Сходный случай произошел, по рассказу П. О. Ивановской, в Женеве на встрече Нового (1905) года. Русская колония революционеров была в полном сборе. "Говорились пламенные, дерзкие речи, с вдохновенными лицами, молодежь пела и кружилась в обширном зале. Азеф гулял по залу и любовался молодежью. Когда речи, пение и танцы надоели, сели играть в почту. Азеф не прочь был поиграть и в почту. Ему принесли письмо. Он раскрыл и "самоуверенно-снисходительно" прочел вслух; в письме называли его подлецом, негодяем и предателем.
Подозрения против Азефа высказывали в разное время Крестьянинов, Мельников, Мортимер, Делевский, Агафонов, Тютчев, Трауберг. Вожди партии, от Гершуни и Гоца до Чернова и Савинкова, относились, повторяю, пренебрежительно к таким обвинениям; за это впоследствии их самих всячески поносили в разных революционных и нереволюционных кругах. "Хороша же партия, где подобные субъекты могут вращаться шестнадцать лет",-- сказал защитник Лопухина А. Я. Пассовер. Теперь к этому можно отнестись вполне объективно.

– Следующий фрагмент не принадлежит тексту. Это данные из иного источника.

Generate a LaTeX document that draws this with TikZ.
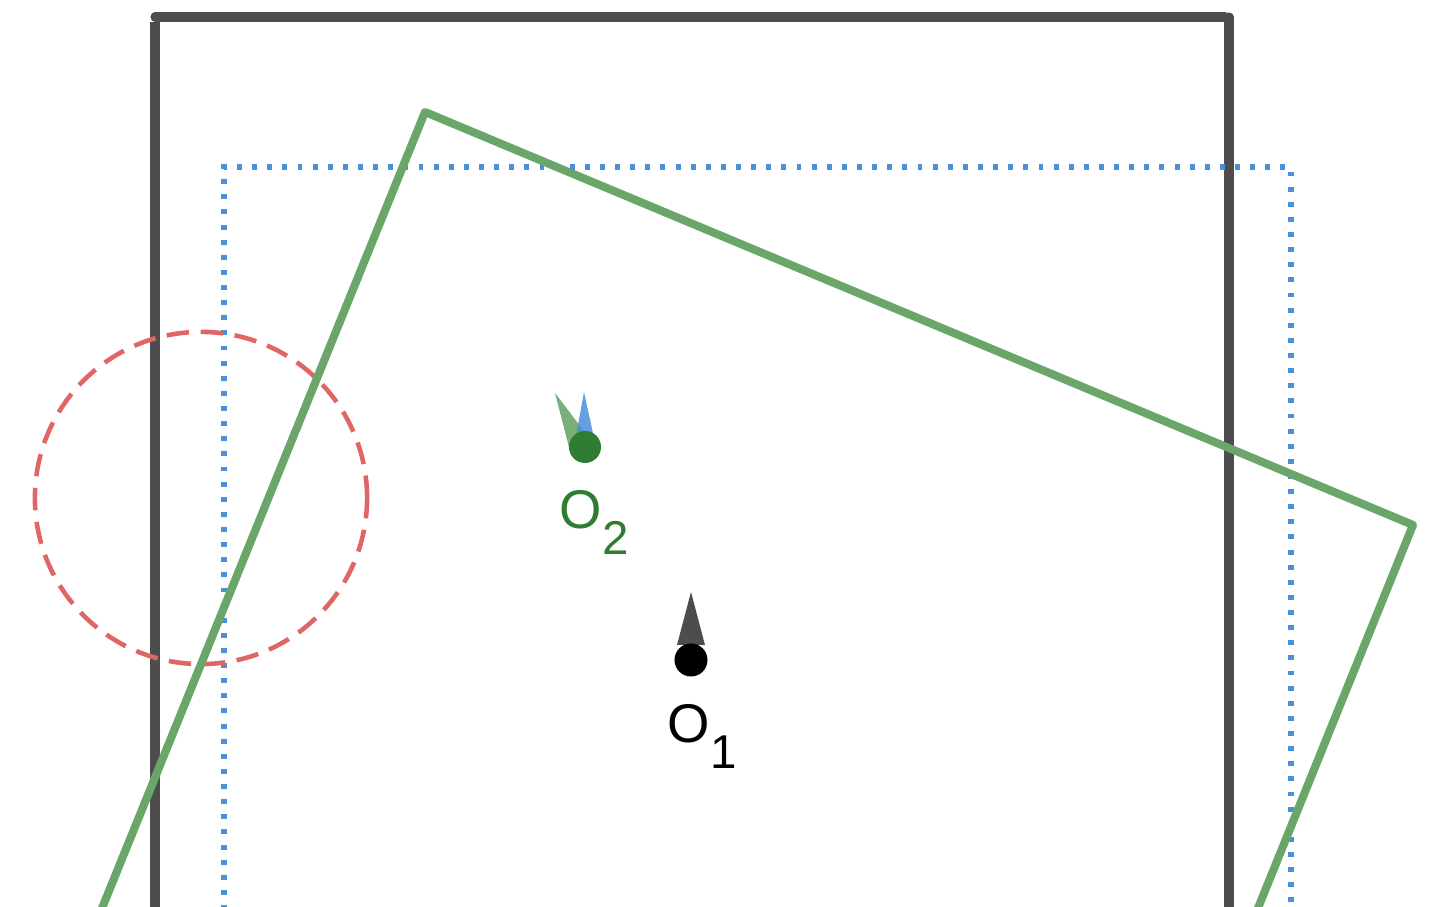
\documentclass[tikz,border=0pt]{standalone}
\usepackage{fontspec}
\setmainfont{Liberation Sans}
\usetikzlibrary{calc}
\definecolor{framegray}{HTML}{4D4D4D}
\definecolor{rectgreen}{HTML}{6AA66A}
\definecolor{dotgreen}{HTML}{2E7D32}
\definecolor{boxblue}{HTML}{4A8FD9}
\definecolor{circred}{HTML}{E06666}

\begin{document}
\begin{tikzpicture}[x=0.01cm, y=-0.01cm]
      \useasboundingbox (0,0) rectangle (1432,907);
      \clip (0,0) rectangle (1432,907);

      \draw[framegray, line width=2.6pt, line cap=round] (155,17) -- (1225,17);
      \draw[framegray, line width=2.6pt] (155,22) -- (155,910);
      \draw[framegray, line width=2.6pt, line cap=round] (1229,17) -- (1229,915);

      \draw[boxblue, line width=1.5pt, dash pattern=on 1.4pt off 2.9pt] (224,910) -- (224,167) -- (1291,167) -- (1291,910);

      \draw[circred, line width=1.3pt, dash pattern=on 6.4pt off 3.3pt] (201,498) circle (1.66cm);

      \draw[rectgreen, line width=2.3pt, line cap=round, line join=round] (81,960) -- (425,112) -- (1413,525) -- (1237,960);

      \fill[rectgreen, fill opacity=0.9] (555,393) -- (593,443) -- (571,455) -- cycle;
      \fill[boxblue, fill opacity=0.85] (584,392) -- (596,447) -- (574,447) -- cycle;
      \node[circle, fill=dotgreen, inner sep=0pt, minimum size=0.32cm] (o2) at (585,447) {};
      \fill[framegray] (691,592) -- (705,645) -- (677,645) -- cycle;
      \node[circle, fill=black, inner sep=0pt, minimum size=0.33cm] (o1) at (691,660) {};

      \node[text=dotgreen, anchor=base west, inner sep=0pt] (o2label) at (559,529) {\fontsize{15.5}{15}\selectfont O\raisebox{-0.25cm}{\fontsize{13.5}{13}\selectfont 2}};
      \node[text=black, anchor=base west, inner sep=0pt] (o1label) at (667,743) {\fontsize{15.5}{15}\selectfont O\raisebox{-0.25cm}{\fontsize{13.5}{13}\selectfont 1}};
\end{tikzpicture}
\end{document}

Неосторожность и легковерие были, но преувеличивать их не надо,-- столь же неосторожен был ведь и Департамент полиции, учреждение далеко не легковерное. Чужая душа -- потемки, и никто не обязан уметь в чужой душе читать. Громить Савинкова за то, что он не распознал провокатора в Азефе, так же странно, как, например, обвинять В. В. Шульгина за его памятную поездку в Россию. В настоящее время мы все, конечно, окружены тайными большевистскими агентами. Об иных знакомых и нам когда-нибудь будет неловко вспоминать.